As it turns out, California is home to a movement inspired by Ugaritic culture and belief systems, not to mention its assortment of local New Age spiritual groups that draw upon ancient religions. It is also home to the well-known, 10,000-year-old La Brea Tar Pits, from which bitumen still seeps. These facts feed into Holloway’s view of life as trans-historical, and of the world as interconnected, which, in turn, feed into his art.

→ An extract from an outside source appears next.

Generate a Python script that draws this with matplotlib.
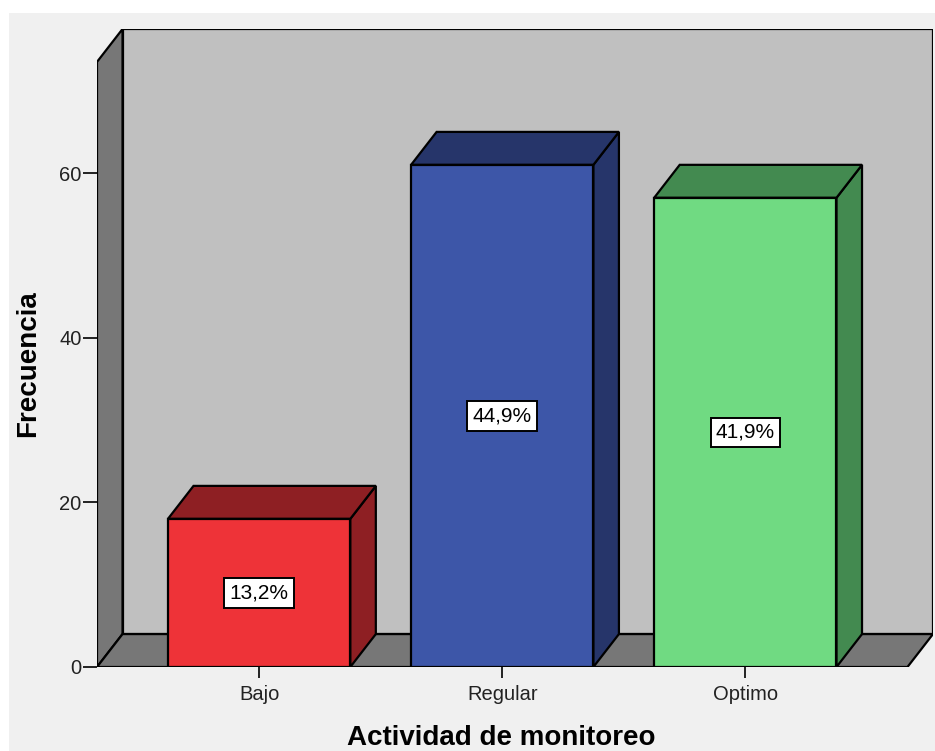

Among the more overtly recognizable pieces in the exhibition is Red Rider (2014). It is composed of a stack of black and red glazed earthenware in cubic and rectangular shapes, topped by a small statue of a horse and rider. It looks like something that might be found preserved behind glass among other ancient artifacts, but its form seems slightly off, and it appears too intact, too fresh, too unmarked by time. Other works, like Cart with Batteries #1 (2013) and Head (2014), are more obviously off-kilter. In the former work, an ancient-looking cart holds a phallic plaster form stuck all over with spent batteries. In the latter, a white plaster orb impaled on a steel pole also bristles with batteries, inserted into it like the nails hammered into African religious statuary. These, perhaps, are artifacts of our own time, resonant with links to history and other cultures, and with the damaging detritus of modern consumerism run amok. 

Karen Kedmey

Evan Holloway: California Ras Shamra” is on view at Xavier Hufkens September 18 – October 25, 2014.